Zweite Alaje wrote:Dakini wrote:I also like how the puppets defending Alaje are somehow oblivious to the fact that he mistook women with female video game characters and acting as though these are one and the same. Or perhaps they don't consider this part of his fucking problem when it very clearly is.
This is especially ironic because earlier in the thread he was doing one of those "men in video games are typecast and unrealistic and not at all like most men" things. Yet for some reason, he thinks that video games accurately depict women (or at least this is suggested by the fact that he somehow can't tell women apart from video game "women").
I don't see how it would seem I think game females and real females are the same, when I've been saying "they're just games, calm you're tits" the whole time.
I was pointing out that sure some things about game characters annoy me too, but I don't scream "SEKSIZM SEKSIZM!!!!". Same goes for female characters, some of there designs are weird and gaudy, but its a game I can take it with a grain of salt. I'm not gonna die because a game.
Here's the thing. Humans are social creatures.
Yes, it's true, one video game character with hugely obnoxious tits (looking at you, soul calibur) or one male character with obnoxiously masculine hero arms and Rambo guns (looking at you, Duke Nukem, which I've never played) is pretty inconsequential. A blip even.

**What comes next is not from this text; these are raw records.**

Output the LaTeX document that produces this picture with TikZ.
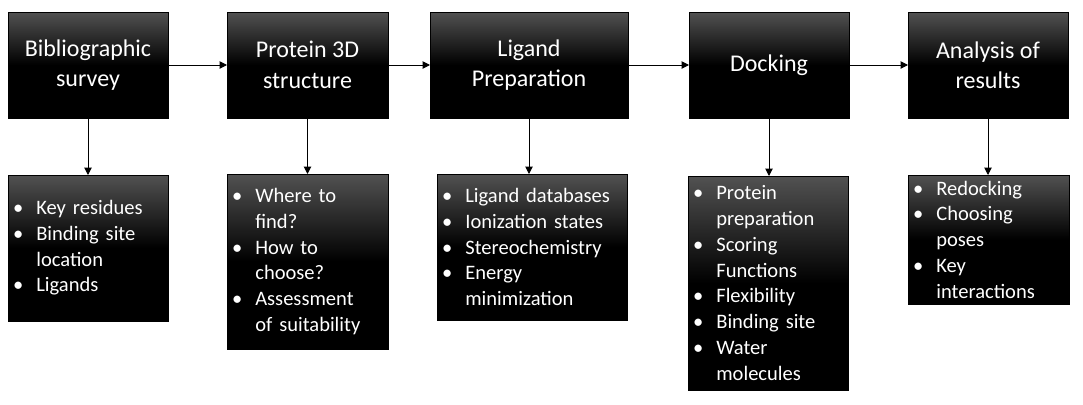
\documentclass[tikz,border=0pt]{standalone}
\usepackage{fontspec}
\setmainfont{Carlito}
\usetikzlibrary{arrows.meta}
\newcommand{\bl}{\makebox[17.5pt][l]{\textbullet}}
\newcommand{\ind}{\hspace*{17.5pt}}
\begin{document}
\begin{tikzpicture}[x=0.75pt,y=-0.75pt,
  box/.style={draw=black, line width=0.6pt, top color=black!68, bottom color=black, middle color=black,
    text=white, inner sep=0pt, outer sep=0pt},
  stage/.style={box, minimum height=79.5pt, align=center, font=\fontsize{18pt}{22.8pt}\selectfont},
  detail/.style={box, inner xsep=3.75pt, align=left, font=\fontsize{15.4pt}{19.3pt}\selectfont},
  link/.style={line width=0.75pt, -{Triangle[length=5.5pt,width=5.5pt]}}]
\useasboundingbox (0,0) rectangle (1083,404);
\node[stage, minimum width=120pt] (b1) at (88,65) {Bibliographic\\survey};
\node[stage, minimum width=120.75pt] (b2) at (307.5,65) {Protein 3D\\structure};
\node[stage, minimum width=148.5pt] (b3) at (529,65) {Ligand\\Preparation};
\node[stage, minimum width=120pt] (b4) at (769,65) {Docking};
\node[stage, minimum width=120pt] (b5) at (988,65) {Analysis of\\results};
\node[detail, text width=112.5pt, minimum height=109.5pt] (s1) at (88,248)
  {\bl Key residues\\ \bl Binding site\\ \ind location\\ \bl Ligands};
\node[detail, text width=113.25pt, minimum height=131.25pt] (s2) at (307.5,261.5)
  {\bl Where to\\ \ind find?\\ \bl How to\\ \ind choose?\\ \bl Assessment\\ \ind of suitability};
\node[detail, text width=135pt, minimum height=109.5pt] (s3) at (532,247)
  {\bl Ligand databases\\ \bl Ionization states\\ \bl Stereochemistry\\ \bl Energy\\ \ind minimization};
\node[detail, text width=112.5pt, minimum height=160.5pt] (s4) at (768,283)
  {\bl Protein\\ \ind preparation\\ \bl Scoring\\ \ind Functions\\ \bl Flexibility\\ \bl Binding site\\ \bl Water\\ \ind molecules};
\node[detail, text width=113.25pt, minimum height=96.75pt] (s5) at (988.5,239.5)
  {\bl Redocking\\ \bl Choosing\\ \ind poses\\ \bl Key\\ \ind interactions};
\draw[link] (b1.east) -- (b2.west);
\draw[link] (b2.east) -- (b3.west);
\draw[link] (b3.east) -- (b4.west);
\draw[link] (b4.east) -- (b5.west);
\draw[link] (b1.south) -- (b1.south |- s1.north);
\draw[link] (b2.south) -- (b2.south |- s2.north);
\draw[link] (b3.south) -- (b3.south |- s3.north);
\draw[link] (b4.south) -- (b4.south |- s4.north);
\draw[link] (b5.south) -- (b5.south |- s5.north);
\end{tikzpicture}
\end{document}
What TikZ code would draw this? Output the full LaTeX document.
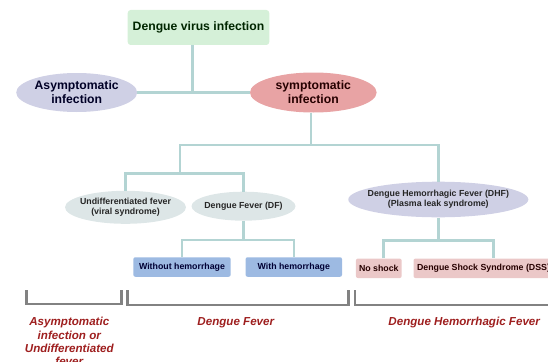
\documentclass[tikz,border=0pt]{standalone}
\usepackage{fontspec}
\setmainfont{Liberation Sans}
\usepackage{xcolor}
\usetikzlibrary{positioning,shapes.geometric}

\definecolor{linkc}{HTML}{B3D4D3}
\definecolor{brkc}{HTML}{828282}
\definecolor{greenf}{HTML}{D5F0D8}
\definecolor{lavf}{HTML}{CFD0E5}
\definecolor{pinkf}{HTML}{E8A3A4}
\definecolor{greyf}{HTML}{DDE6E7}
\definecolor{bluef}{HTML}{9DBAE2}
\definecolor{rosef}{HTML}{EBC8C8}
\definecolor{lblred}{HTML}{9E1F1F}

\begin{document}
\begin{tikzpicture}[x=1pt, y=-1pt,
  link/.style={line width=2.5pt, linkc},
  brk/.style={line width=2.6pt, brkc},
  big/.style={font=\fontsize{12.2}{14}\selectfont\bfseries, align=center},
  oval/.style={ellipse, inner sep=0pt, align=center, text=black!85,
               font=\fontsize{8.8}{10}\selectfont\bfseries},
  box/.style={rectangle, rounded corners=2pt, minimum height=19.5pt, inner xsep=3pt,
              font=\fontsize{8.8}{10}\selectfont\bfseries},
  lbl/.style={align=center, text=lblred, font=\fontsize{11.6}{13.3}\selectfont\bfseries\itshape}]
  \useasboundingbox (0,0) rectangle (548,361);
  \clip (0,0) rectangle (548,361);
  \node[big, fill=greenf, rounded corners=3pt, minimum width=141.6pt, minimum height=35pt,
        text=black!85!green] (dvi) at (198.5,27.5) {Dengue virus infection};
  \node[big, ellipse, inner sep=0pt, fill=lavf, minimum width=121pt, minimum height=39pt,
        text=black!85!blue] (asym) at (76.7,92.5) {Asymptomatic\\infection};
  \node[big, ellipse, inner sep=0pt, fill=pinkf, minimum width=126.7pt, minimum height=40pt,
        text=black!85!red] (symp) at (313.3,92.5) {symptomatic\\infection};
  \node[oval, fill=greyf, minimum width=121pt, minimum height=33pt, inner xsep=-3pt]
        (undf) at (125.5,207.3) {Undifferentiated fever\\(viral syndrome)};
  \node[oval, fill=greyf, minimum width=104pt, minimum height=29pt, inner xsep=-2.5pt]
        (df) at (243.5,206.2) {Dengue Fever (DF)};
  \node[oval, fill=lavf, minimum width=180pt, minimum height=35.6pt, inner xsep=-7pt]
        (dhf) at (438.3,199.5) {Dengue Hemorrhagic Fever (DHF)\\(Plasma leak syndrome)};
  \node[box, fill=bluef, minimum width=97.4pt, text=black!80!blue] (woh) at (182,267) {Without hemorrhage};
  \node[box, fill=bluef, minimum width=96.5pt, text=black!80!blue] (wh) at (293.8,267) {With hemorrhage};
  \node[box, fill=rosef, minimum width=45.7pt, text=black!85!red] (nos) at (378.8,268.3) {No shock};
  \node[box, fill=rosef, anchor=west, minimum width=140pt, text=black!85!red]
        (dss) at (413.3,268.3) {Dengue Shock Syndrome (DSS)};
  \coordinate (j0) at (192.7,92.5);
  \coordinate (j1) at (311,145);
  \coordinate (j2) at (180,173.3);
  \coordinate (j3) at (243.5,240);
  \coordinate (k1) at (383.5,240.5);
  \coordinate (k2) at (493.3,240.5);
  \draw[link] (asym.east) -- (symp.west);
  \draw[link] (dvi.south -| j0) -- (j0);
  \draw[link] (symp.south -| j1) -- (j1);
  \draw[link] (j2) |- (j1) -| (dhf.north);
  \draw[link] (undf.north) |- (j2) -| (df.north);
  \draw[link] (df.south) -- (j3);
  \draw[link] (woh.north) |- (j3) -| (wh.north);
  \draw[link] (dhf.south) -- (dhf.south |- k1);
  \draw[link] (k1 |- nos.north) -- (k1) -- (k2) -- (k2 |- dss.north);
  \draw[brk] (26.7,290) |- (121.7,304) -- (121.7,290);
  \draw[brk] (127.5,290) |- (348.3,305) -- (348.3,290);
  \draw[brk] (355,290) |- (560,305);
  \node[lbl] (lasym) at (69.3,341.7) {Asymptomatic\\infection or\\Undifferentiated\\fever};
  \node[lbl] (ldf) at (235.8,322.7) {Dengue Fever};
  \node[lbl] (ldhf) at (464.2,322.7) {Dengue Hemorrhagic Fever};
\end{tikzpicture}
\end{document}
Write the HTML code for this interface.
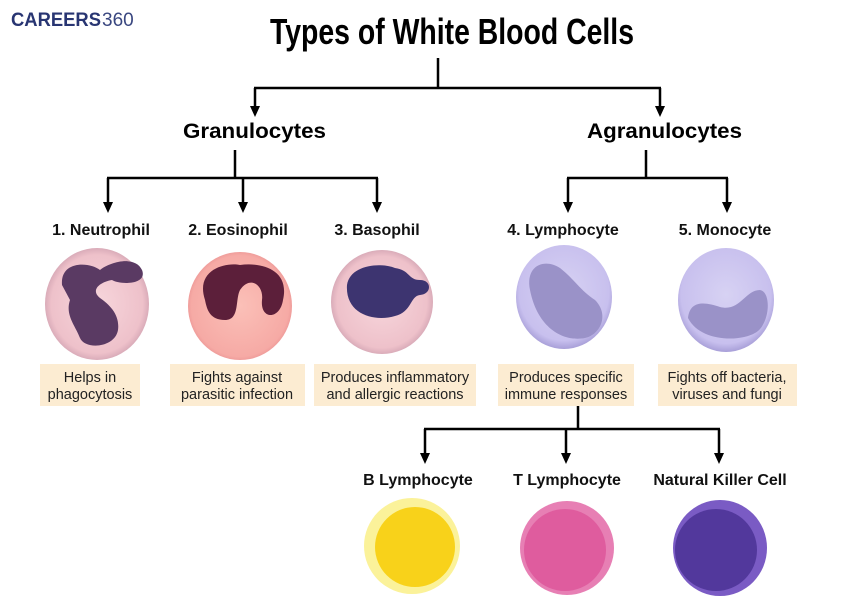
<!DOCTYPE html>
<html><head><meta charset="utf-8"><style>
body{margin:0;background:#fff;}
svg{display:block}
.t{font-family:"Liberation Sans",sans-serif;font-weight:bold;}
.l{font-family:"Liberation Sans",sans-serif;font-weight:bold;font-size:16px;fill:#111;text-anchor:middle}
.d{font-family:"Liberation Sans",sans-serif;font-size:14.5px;fill:#222;text-anchor:middle}
</style></head><body>
<svg width="860" height="600" viewBox="0 0 860 600">
<defs>
<radialGradient id="pk" cx="50%" cy="50%" r="55%"><stop offset="0" stop-color="#f7d6dc"/><stop offset=".8" stop-color="#eec1ca"/><stop offset="1" stop-color="#c99aab"/></radialGradient>
<radialGradient id="eo" cx="50%" cy="50%" r="55%"><stop offset="0" stop-color="#fbc0b8"/><stop offset=".85" stop-color="#f6aaa5"/><stop offset="1" stop-color="#e58a8c"/></radialGradient>
<radialGradient id="lv" cx="50%" cy="45%" r="55%"><stop offset="0" stop-color="#d7d2f3"/><stop offset=".85" stop-color="#c8c0ee"/><stop offset="1" stop-color="#a89fd8"/></radialGradient>
</defs>
<text x="11" y="26" font-family="Liberation Sans,sans-serif" font-weight="bold" font-size="19" fill="#283572" textLength="90" lengthAdjust="spacingAndGlyphs">CAREERS</text>
<text x="102" y="26" font-family="Liberation Sans,sans-serif" font-size="19" fill="#3a4780">360</text>
<text class="t" x="270" y="44" font-size="36" fill="#000" textLength="364" lengthAdjust="spacingAndGlyphs">Types of White Blood Cells</text>
<g stroke="#000" stroke-width="2.5" fill="none">
<path d="M438,58 V88 M254,88 H661 M255,88 V108 M660,88 V108"/>
<path d="M235,150 V178 M107,178 H378 M108,178 V204 M243,178 V204 M377,178 V204"/>
<path d="M646,150 V178 M567,178 H728 M568,178 V204 M727,178 V204"/>
<path d="M578,405 V429 M424,429 H720 M425,429 V455 M566,429 V455 M719,429 V455"/>
</g>
<g fill="#000">
<path d="M250,106 h10 l-5,11z M655,106 h10 l-5,11z"/>
<path d="M103,202 h10 l-5,11z M238,202 h10 l-5,11z M372,202 h10 l-5,11z M563,202 h10 l-5,11z M722,202 h10 l-5,11z"/>
<path d="M420,453 h10 l-5,11z M561,453 h10 l-5,11z M714,453 h10 l-5,11z"/>
</g>
<text class="t" x="183" y="138" font-size="21" textLength="143" lengthAdjust="spacingAndGlyphs">Granulocytes</text>
<text class="t" x="587" y="138" font-size="21" textLength="155" lengthAdjust="spacingAndGlyphs">Agranulocytes</text>
<text class="l" x="101" y="235">1. Neutrophil</text>
<text class="l" x="238" y="235">2. Eosinophil</text>
<text class="l" x="377" y="235">3. Basophil</text>
<text class="l" x="563" y="235">4. Lymphocyte</text>
<text class="l" x="725" y="235">5. Monocyte</text>
<ellipse cx="97" cy="304" rx="52" ry="56" fill="url(#pk)"/>
<path d="M62,285 C60,260 90,262 100,270 C110,262 135,255 142,270 C148,285 120,285 112,280 C100,282 90,290 100,298 C110,305 120,315 118,330 C115,348 85,350 80,338 C75,325 65,315 70,300 Z" fill="#5a3a63"/>
<ellipse cx="240" cy="306" rx="52" ry="54" fill="url(#eo)"/>
<path d="M205,300 C195,270 225,262 240,265 C262,262 290,270 283,300 C280,320 260,320 262,300 C264,285 250,275 240,290 C235,300 240,320 225,320 C210,320 207,310 205,300 Z" fill="#5c1f3a"/>
<ellipse cx="382" cy="302" rx="51" ry="52" fill="url(#pk)"/>
<path d="M347,285 C350,265 380,262 395,268 C410,270 408,280 420,280 C432,280 432,294 420,295 C410,296 412,312 395,316 C375,322 345,315 347,285 Z" fill="#3d3470"/>
<ellipse cx="564" cy="297" rx="48" ry="52" fill="url(#lv)"/>
<path d="M530,290 C525,265 545,258 560,268 C575,280 580,290 595,300 C610,315 600,335 585,338 C565,342 538,330 530,290 Z" fill="#9a92c8"/>
<ellipse cx="726" cy="300" rx="48" ry="52" fill="url(#lv)"/>
<path d="M688,318 C690,300 705,302 720,307 C740,312 745,290 760,290 C772,292 770,325 755,333 C740,342 700,342 688,318 Z" fill="#9a92c8"/>
<g fill="#fcecd2">
<rect x="40" y="364" width="100" height="42"/><rect x="170" y="364" width="135" height="42"/><rect x="314" y="364" width="162" height="42"/><rect x="498" y="364" width="136" height="42"/><rect x="658" y="364" width="139" height="42"/>
</g>
<text class="d" x="90" y="382">Helps in</text><text class="d" x="90" y="399">phagocytosis</text>
<text class="d" x="237" y="382">Fights against</text><text class="d" x="237" y="399">parasitic infection</text>
<text class="d" x="395" y="382">Produces inflammatory</text><text class="d" x="395" y="399">and allergic reactions</text>
<text class="d" x="566" y="382">Produces specific</text><text class="d" x="566" y="399">immune responses</text>
<text class="d" x="727" y="382">Fights off bacteria,</text><text class="d" x="727" y="399">viruses and fungi</text>
<text class="l" x="418" y="485">B Lymphocyte</text>
<text class="l" x="567" y="485">T Lymphocyte</text>
<text class="l" x="720" y="485">Natural Killer Cell</text>
<ellipse cx="412" cy="546" rx="48" ry="48" fill="#fbf29a"/>
<ellipse cx="415" cy="547" rx="40" ry="40" fill="#f8d21a"/>
<ellipse cx="567" cy="548" rx="47" ry="47" fill="#e77fb4"/>
<ellipse cx="565" cy="550" rx="41" ry="41" fill="#df5c9e"/>
<ellipse cx="720" cy="548" rx="47" ry="48" fill="#7a5bc4"/>
<ellipse cx="716" cy="550" rx="41" ry="41" fill="#52389c"/>
</svg>
</body></html>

However, when combined with the prevalent repeated sexism of other games, books, movies, tv shows, sitcoms (looking at you, everybody loves Raymond), radio, internet articles...it starts to become socialized in your head as average, normal, acceptable, preferable even. This massive voluminous amount of sexism gradually corrupts others to create more of itself. It's a disease really.
It leads us to where we are now, that women are support not leaders. That men are perpetrators not victims. Why is this?
Because we've seen it a thousand times. It's normal.